The Post & Courier
LADSON — Filled with joy as she walked outside her new home, Stella Dukes lifted her hands in the air.
It was her latest expression of praise that she’d been demonstrating throughout the day spent touring her new house.
“Freedom!” she said. “I can’t stop praising the Lord. You have to excuse me.”
Dukes, 70, and her husband, James, 62, are first-time homeowners. They rented properties throughout their 41-year marriage and just moved from a house in Park Circle, where rents and home prices have increased as new development took shape.
But now, their new one-story house in Ladson will be a place they can call their own. The house will likely serve as a wealth-generating asset for their descendants, putting the family on a path toward financial freedom.
Though the Dukes have been able to realize their dream of homeownership, many African Americans still struggle to reach that mark, especially when compared with the number of White Americans who own houses.
The homeownership rate for Black Americans is almost 30 percent less than the rate for Whites, according to a recent report from the National Association of Realtors. The association reports 42 percent of African Americans own their residences compared with a rate of 69.8 percent for White Americans.
Data paints a similar picture in South Carolina.
The homeownership rate for Whites in the Palmetto State is 77.5 percent and for Blacks 51.3 percent, according to a 2020 report by Washington, D.C.-based nonprofit Prosperity Now.

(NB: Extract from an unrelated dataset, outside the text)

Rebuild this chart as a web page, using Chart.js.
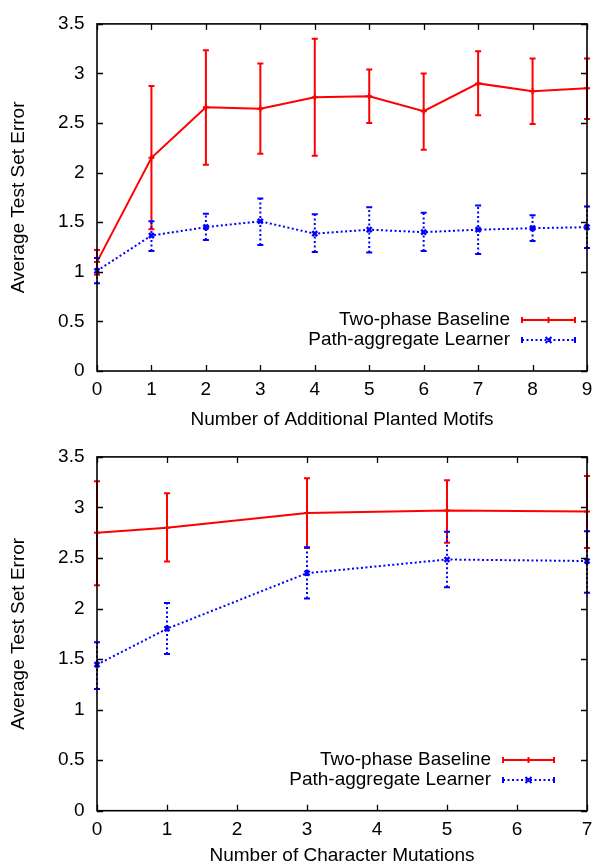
<!DOCTYPE html>
<html>
<head>
<meta charset="utf-8">
<script src="https://cdn.jsdelivr.net/npm/chart.js@4.4.1/dist/chart.umd.min.js"></script>
<style>
  body { margin: 0; background: #fff; }
  .wrap { position: relative; width: 600px; }
  canvas { display: block; }
</style>
</head>
<body>
<div class="wrap"><canvas id="top-chart" width="600" height="433"></canvas></div>
<div class="wrap"><canvas id="bottom-chart" width="600" height="434"></canvas></div>
<script>
// top panel: additional planted motifs
const motifs = [0, 1, 2, 3, 4, 5, 6, 7, 8, 9];
const motifBaseline = [1.10, 2.15, 2.66, 2.645, 2.76, 2.77, 2.62, 2.90, 2.82, 2.85];
const motifBaselineLow = [0.97, 1.43, 2.08, 2.19, 2.17, 2.50, 2.23, 2.58, 2.49, 2.54];
const motifBaselineHigh = [1.22, 2.875, 3.235, 3.10, 3.35, 3.04, 3.00, 3.225, 3.15, 3.15];
const motifLearner = [1.01, 1.366, 1.45, 1.51, 1.385, 1.425, 1.40, 1.425, 1.44, 1.45];
const motifLearnerLow = [0.885, 1.21, 1.32, 1.27, 1.20, 1.195, 1.21, 1.18, 1.31, 1.24];
const motifLearnerHigh = [1.14, 1.51, 1.585, 1.74, 1.58, 1.65, 1.595, 1.67, 1.57, 1.66];

// bottom panel: character mutations
const mutations = [0, 1, 3, 5, 7];
const mutBaseline = [2.75, 2.80, 2.945, 2.97, 2.96];
const mutBaselineLow = [2.23, 2.465, 2.60, 2.65, 2.60];
const mutBaselineHigh = [3.26, 3.14, 3.29, 3.27, 3.31];
const mutLearner = [1.445, 1.80, 2.35, 2.485, 2.47];
const mutLearnerLow = [1.205, 1.55, 2.10, 2.21, 2.155];
const mutLearnerHigh = [1.667, 2.055, 2.605, 2.76, 2.765];

const seriesNames = ['Two-phase Baseline', 'Path-aggregate Learner'];
const yTitle = 'Average Test Set Error';
const FONT = "'Liberation Sans', Arial, sans-serif";
const FSIZE = 19;
const RED = '#ff0000';
const BLUE = '#0000ff';
const DOTS = [2, 2.5];

// vertical error bars with caps, read from dataset.low / dataset.high
const errorBars = {
    id: 'errorBars',
    afterDatasetsDraw(chart) {
        const ctx = chart.ctx;
        const xs = chart.scales.x, ys = chart.scales.y;
        chart.data.datasets.forEach(ds => {
            ctx.save();
            ctx.strokeStyle = ds.borderColor;
            ctx.lineWidth = 2;
            ctx.setLineDash(ds.borderDash || []);
            ds.data.forEach((p, i) => {
                const x = xs.getPixelForValue(p.x);
                const y1 = ys.getPixelForValue(ds.low[i]);
                const y2 = ys.getPixelForValue(ds.high[i]);
                ctx.beginPath();
                ctx.moveTo(x, y1); ctx.lineTo(x, y2);
                ctx.stroke();
                ctx.setLineDash([]);
                ctx.beginPath();
                ctx.moveTo(x - 3, y1); ctx.lineTo(x + 3, y1);
                ctx.moveTo(x - 3, y2); ctx.lineTo(x + 3, y2);
                ctx.stroke();
                ctx.setLineDash(ds.borderDash || []);
            });
            ctx.restore();
        });
    }
};

// gnuplot style frame with inward ticks on all four sides
const frame = {
    id: 'frame',
    afterDraw(chart) {
        const ctx = chart.ctx;
        const a = chart.chartArea;
        const xs = chart.scales.x, ys = chart.scales.y;
        ctx.save();
        ctx.strokeStyle = '#000';
        ctx.lineWidth = 1.3;
        ctx.beginPath();
        xs.ticks.forEach(t => {
            const x = Math.round(xs.getPixelForValue(t.value)) + 0.5;
            ctx.moveTo(x, a.bottom); ctx.lineTo(x, a.bottom - 6);
            ctx.moveTo(x, a.top); ctx.lineTo(x, a.top + 6);
        });
        ys.ticks.forEach(t => {
            const y = Math.round(ys.getPixelForValue(t.value)) + 0.5;
            ctx.moveTo(a.left, y); ctx.lineTo(a.left + 6, y);
            ctx.moveTo(a.right, y); ctx.lineTo(a.right - 6, y);
        });
        ctx.stroke();
        ctx.lineWidth = 1.6;
        ctx.strokeRect(a.left, a.top, a.right - a.left, a.bottom - a.top);
        ctx.restore();
    }
};

// key in the lower right of the plot, text right aligned
const key = {
    id: 'key',
    afterDraw(chart, args, opts) {
        const ctx = chart.ctx;
        ctx.save();
        ctx.font = FSIZE + 'px ' + FONT;
        ctx.fillStyle = '#000';
        ctx.textAlign = 'right';
        ctx.textBaseline = 'middle';
        chart.data.datasets.forEach((ds, i) => {
            const y = opts.y + i * 20;
            ctx.fillText(ds.label, opts.textRight, y);
            const x1 = opts.textRight + 12, x2 = x1 + opts.sample;
            ctx.strokeStyle = ds.borderColor;
            ctx.lineWidth = 2;
            ctx.setLineDash(ds.borderDash || []);
            ctx.beginPath();
            ctx.moveTo(x1, y); ctx.lineTo(x2, y);
            ctx.stroke();
            ctx.setLineDash([]);
            ctx.beginPath();
            ctx.moveTo(x1, y - 3); ctx.lineTo(x1, y + 3);
            ctx.moveTo(x2, y - 3); ctx.lineTo(x2, y + 3);
            const m = (x1 + x2) / 2;
            if (i === 0) {
                ctx.moveTo(m, y - 3); ctx.lineTo(m, y + 3);
            } else {
                ctx.moveTo(m - 3, y - 3); ctx.lineTo(m + 3, y + 3);
                ctx.moveTo(m - 3, y + 3); ctx.lineTo(m + 3, y - 3);
            }
            ctx.stroke();
        });
        ctx.restore();
    }
};

function pairs(xs, ys) {
    return xs.map((x, i) => ({ x: x, y: ys[i] }));
}

function makeChart(id, xVals, base, baseLow, baseHigh, learn, learnLow, learnHigh, xMax, xTitle, box) {
    const ctx = document.getElementById(id).getContext('2d');
    return new Chart(ctx, {
        type: 'line',
        data: {
            datasets: [{
                label: seriesNames[0],
                data: pairs(xVals, base),
                low: baseLow,
                high: baseHigh,
                borderColor: RED,
                backgroundColor: RED,
                borderWidth: 2,
                pointStyle: 'cross',
                pointRadius: 3,
                pointBorderWidth: 2,
                tension: 0,
                clip: false
            }, {
                label: seriesNames[1],
                data: pairs(xVals, learn),
                low: learnLow,
                high: learnHigh,
                borderColor: BLUE,
                backgroundColor: BLUE,
                borderWidth: 2,
                borderDash: DOTS,
                pointStyle: 'crossRot',
                pointRadius: 3.5,
                pointBorderWidth: 2.5,
                tension: 0,
                clip: false
            }]
        },
        options: {
            responsive: false,
            animation: false,
            layout: { padding: { top: box.top, right: 9, left: 0, bottom: 0 } },
            plugins: {
                legend: { display: false },
                tooltip: { enabled: false },
                key: { textRight: box.keyRight, y: box.keyY, sample: box.sample }
            },
            scales: {
                x: {
                    type: 'linear',
                    min: 0,
                    max: xMax,
                    ticks: { stepSize: 1, color: '#000', padding: 7.7, font: { family: FONT, size: FSIZE } },
                    grid: { display: false, drawTicks: false },
                    border: { display: false },
                    title: { display: true, text: xTitle, color: '#000', padding: { top: 0, bottom: box.titlePad }, font: { family: FONT, size: FSIZE } },
                    afterFit: s => { s.height = box.xHeight; }
                },
                y: {
                    min: 0,
                    max: 3.5,
                    ticks: {
                        stepSize: 0.5, color: '#000', padding: 12.5, font: { family: FONT, size: FSIZE },
                        callback: v => String(v)
                    },
                    grid: { display: false, drawTicks: false },
                    border: { display: false },
                    title: { display: true, text: yTitle, color: '#000', padding: { top: 7.6, bottom: 0 }, font: { family: FONT, size: FSIZE } },
                    afterFit: s => { s.width = 97; }
                }
            }
        },
        plugins: [errorBars, frame, key]
    });
}

makeChart('top-chart', motifs, motifBaseline, motifBaselineLow, motifBaselineHigh,
    motifLearner, motifLearnerLow, motifLearnerHigh, 9, 'Number of Additional Planted Motifs',
    { top: 14.5, xHeight: 62, titlePad: 2, keyRight: 510, keyY: 320, sample: 53 });

makeChart('bottom-chart', mutations, mutBaseline, mutBaselineLow, mutBaselineHigh,
    mutLearner, mutLearnerLow, mutLearnerHigh, 7, 'Number of Character Mutations',
    { top: 20.5, xHeight: 56.3, titlePad: 0, keyRight: 491, keyY: 327, sample: 51 });
</script>
</body>
</html>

Lowcountry housing advocates and those in the real estate market argue the disparity illustrates a lingering effect of centuries of discrimination. They say it’s also the result of injustices toward Blacks still taking shape. Nonprofit, municipal and real estate industry leaders are working to increase the number of African American homeowners in the Lowcountry.
…
A key way to help more African Americans obtain homes is by making available more houses affordable. Affordability has become a crisis in the Lowcountry, where rents and home prices have skyrocketed over the years.
The national Individual Development Account program funded efforts by the South Carolina Association of Community Economic Development to create housing. The program incentivized people to save money for a down payment, and SCACED would match the savings three to one.
Between 2001 and 2019, the organization was able to help 121 people buy their homes, a majority of whom were African American, said Bernie Mazyck, CEO of SCACED. The program ended in 2015.